Barcode: 4011790901220

Format: CD

Number of Discs: 2

Genre: Orchestral

Release Date: 27th May 2016

Contents

About

Hans Knappertsbusch’s approach to Beethoven is a special case within the “special case” that was Knappertsbusch himself. In his finest moments, his high degree of unpredictability (something which marks him out as the complete opposite of his great colleague and competitor Karajan) affords his interpretations a sense of “recreating” the music in the truest sense of the word, making it sound as if it is being played for the first-ever time. And this is probably why the music in these moments sounds so powerful, refreshing and liberating, far removed from any kind of comfortable listening conventions. Today, in retrospect, it also sounds free of any new-fangled fashions or constraints. Expressive details are always granted the time they need, as is the overall context. We never come across a tempo that is too fast, however historically well-founded it might have been. But nor is there any sense of “titanic” expression (whatever that is supposed to be). And in the process, however different in character his various performances of a single work might be, the whole work always comes across as balanced and coherent in itself on a higher level.

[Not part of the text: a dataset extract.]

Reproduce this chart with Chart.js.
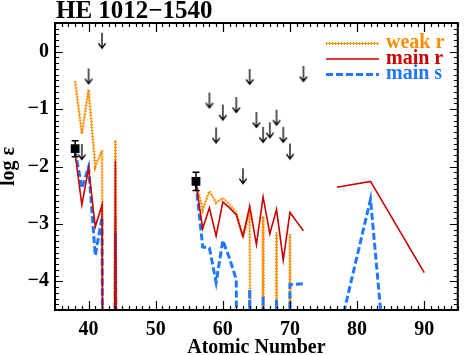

On this new double CD we can hear both a complete concert given in the Musikverein in Vienna on 17 January 1954 – with the Coriolan Overture, the Fourth Piano Concerto and the Seventh Symphony – and the Third Symphony from a concert at the same venue, given on 17 February 1962. In the unheroic G major Piano Concerto, Knappertsbusch’s partner is his contemporary Wilhelm Backhaus, who was famous for his Beethoven, but who at the same time possessed an individual “objectivity” and a legendary virtuosity that doubly refutes the clichés about “typically German” musicians. In this context, the commentator Gottfried Kraus recalls visiting Backhaus’s apartment in Salzburg, where the pianist spoke of his lifelong struggle to play the problematic lyrical chords at the opening of this Concerto. In the third movement, we are also wrenched from our customary listening habits by an unknown cadenza – and then cast back, bewildered, onto the well-known, yet seemingly new paths of the Concerto once again.